German cable provider Kabel Deutschland (KDG) is on the verge of refinancing all of its bank debt in the high-yield market, according to market observers. Deutsche Bank and Goldman Sachs have been linked with the €1.3bn floating-rate issue, though neither bank would confirm the mandate at this stage.
The issue will improve KDG’s cash position by removing the need to make amortisation payments, while dispensing with bank covenants that would restrict its fundraising, giving KDG additional flexibility to pursue an aggressive programme of capital expenditure linked to the upgrade of its cable network.
The company intends to invest approximately €500m over the next three years to offer triple-play services to close to 90% of the 15.3m German homes served by its networks.

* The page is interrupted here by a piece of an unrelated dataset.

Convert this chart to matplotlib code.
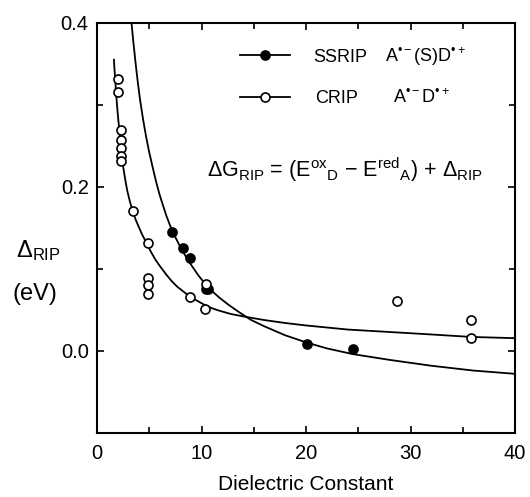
import matplotlib
matplotlib.use("Agg")
import matplotlib.pyplot as plt
from matplotlib.ticker import MultipleLocator, FormatStrFormatter

plt.rcParams['font.family'] = ['Liberation Sans', 'DejaVu Sans']
plt.rcParams['mathtext.fontset'] = 'custom'
plt.rcParams['mathtext.rm'] = 'Liberation Sans'
plt.rcParams['mathtext.it'] = 'Liberation Sans'
plt.rcParams['mathtext.bf'] = 'Liberation Sans:bold'

# SSRIP (filled) data
ssrip_eps = [7.17, 8.22, 8.9, 10.4, 10.6, 20.1, 24.5]
ssrip_val = [0.145, 0.125, 0.113, 0.076, 0.075, 0.008, 0.002]

# CRIP (open) data
crip_eps = [2.03, 2.03, 2.28, 2.28, 2.28, 2.28, 2.28, 3.4, 4.85, 4.85, 4.85, 4.85,
            8.9, 10.35, 10.4, 28.7, 35.8, 35.8]
crip_val = [0.332, 0.316, 0.269, 0.257, 0.248, 0.238, 0.232, 0.170, 0.132, 0.089,
            0.080, 0.069, 0.066, 0.051, 0.081, 0.061, 0.038, 0.016]

# fitted curves
ssrip_fit_eps = [3.3, 3.5, 3.7, 3.9, 4.1, 4.4, 4.7, 5.0, 5.36, 5.7, 6.0, 6.3, 6.63,
                 7.17, 7.6, 8.0, 8.5, 9.0, 9.7, 10.4, 11.0, 11.7, 12.5, 13.5, 14.7,
                 16.0, 18.0, 20.1, 22.0, 24.5, 28.0, 31.9, 36.0, 40.0]
ssrip_fit_val = [0.400, 0.374, 0.350, 0.328, 0.308, 0.283, 0.261, 0.242, 0.222,
                 0.204, 0.190, 0.178, 0.165, 0.147, 0.136, 0.126, 0.115, 0.105,
                 0.092, 0.081, 0.073, 0.065, 0.057, 0.048, 0.038, 0.030, 0.019,
                 0.010, 0.003, -0.004, -0.011, -0.018, -0.024, -0.028]

crip_fit_eps = [1.62, 1.68, 1.75, 1.81, 1.87, 1.94, 2.0, 2.07, 2.13, 2.2, 2.3, 2.4,
                2.5, 2.7, 2.9, 3.15, 3.4, 3.7, 4.0, 4.35, 4.73, 5.15, 5.6, 6.1,
                6.63, 7.15, 7.7, 8.3, 8.92, 9.6, 10.3, 11.0, 11.7, 12.8, 14.0,
                16.0, 18.0, 20.0, 24.0, 28.7, 32.0, 35.8, 40.0]
crip_fit_val = [0.355, 0.342, 0.330, 0.318, 0.307, 0.296, 0.287, 0.278, 0.270,
                0.259, 0.246, 0.235, 0.225, 0.209, 0.195, 0.182, 0.171, 0.160,
                0.151, 0.141, 0.132, 0.121, 0.111, 0.102, 0.093, 0.085, 0.078,
                0.072, 0.066, 0.061, 0.056, 0.052, 0.049, 0.045, 0.042, 0.0376,
                0.034, 0.031, 0.026, 0.0225, 0.020, 0.017, 0.0155]

fig = plt.figure(figsize=(5.30, 4.97), dpi=100)
ax = fig.add_axes([0.183, 0.129, 0.789, 0.825])

lw_curve = 1.3
ax.plot(ssrip_fit_eps, ssrip_fit_val, color='black', lw=lw_curve, zorder=2,
        solid_joinstyle='round')
ax.plot(crip_fit_eps, crip_fit_val, color='black', lw=lw_curve, zorder=2,
        solid_joinstyle='round')

ax.plot(ssrip_eps, ssrip_val, 'o', ms=6.5, mfc='black', mec='black', mew=1.2, zorder=3)
ax.plot(crip_eps, crip_val, 'o', ms=6.5, mfc='white', mec='black', mew=1.2, zorder=4)

ax.set_xlim(0, 40)
ax.set_ylim(-0.1, 0.4)
ax.xaxis.set_major_locator(MultipleLocator(10))
ax.xaxis.set_minor_locator(MultipleLocator(5))
ax.yaxis.set_major_locator(MultipleLocator(0.2))
ax.yaxis.set_minor_locator(MultipleLocator(0.1))
ax.tick_params(which='both', direction='in', top=True, right=True, width=1.2,
               labelsize=14.5)
ax.tick_params(axis='x', pad=8)
ax.tick_params(axis='y', pad=6)
ax.tick_params(which='major', length=5)
ax.tick_params(which='minor', length=4)
ax.yaxis.set_major_formatter(FormatStrFormatter('%.1f'))
ax.xaxis.set_major_formatter(FormatStrFormatter('%d'))
for s in ax.spines.values():
    s.set_linewidth(1.5)

# legend drawn manually
for yy, fc in [(0.922, 'black'), (0.820, 'white')]:
    ax.plot([0.342, 0.462], [yy, yy], color='black', lw=1.3, transform=ax.transAxes,
            clip_on=False)
    ax.plot([0.402], [yy], 'o', ms=6.5, mfc=fc, mec='black', mew=1.2,
            transform=ax.transAxes, clip_on=False)

ax.text(0.517, 0.905, 'SSRIP', transform=ax.transAxes, fontsize=13, va='baseline', ha='left')
ax.text(0.689, 0.905, r'A$^{\mathrm{•−}}$(S)D$^{\mathrm{•+}}$', transform=ax.transAxes,
        fontsize=13, va='baseline', ha='left')
ax.text(0.522, 0.805, 'CRIP', transform=ax.transAxes, fontsize=13, va='baseline', ha='left')
ax.text(0.708, 0.805, r'A$^{\mathrm{•−}}$D$^{\mathrm{•+}}$', transform=ax.transAxes,
        fontsize=13, va='baseline', ha='left')

ax.text(0.263, 0.624,
        r'$\Delta$G$_{\mathrm{RIP}}$ = (E$^{\mathrm{ox}}$$_{\mathrm{D}}$ − E$^{\mathrm{red}}$$_{\mathrm{A}}$) + $\Delta_{\mathrm{RIP}}$',
        transform=ax.transAxes, fontsize=15.5, va='baseline', ha='left')

ax.set_xlabel('Dielectric Constant', fontsize=15, labelpad=9)

fig.text(0.030, 0.483, r'$\Delta_{\mathrm{RIP}}$', fontsize=17, ha='left', va='baseline')
fig.text(0.023, 0.396, '(eV)', fontsize=17, ha='left', va='baseline')

fig.savefig('out.png', dpi=100)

The possibility of a refinancing has been mooted since sponsor Providence took a 95% controlling stake in KDG back in December 2005, buying out sponsors Goldman Sachs Capital Partners and Apax, who participated in the original LBO from Deutsche Telekom in March 2003.
KDG joins cablecom, which refinanced its bank loans from a position of strength with senior secured bonds last April. Cablecom was followed by TIM Hellas, which became the first European LBO to be financed entirely in the bond market.
KDG secured €1.4bn of bank debt in 2004 through Citigroup, Deutsche Bank, Goldman Sachs and JPMorgan. The company also has €400m of 10.69% PIK notes due 2014 at holdco level, and at opco level has US$610m of 10.625% senior notes due 2010 and €250m of 10.75% senior notes due 2012.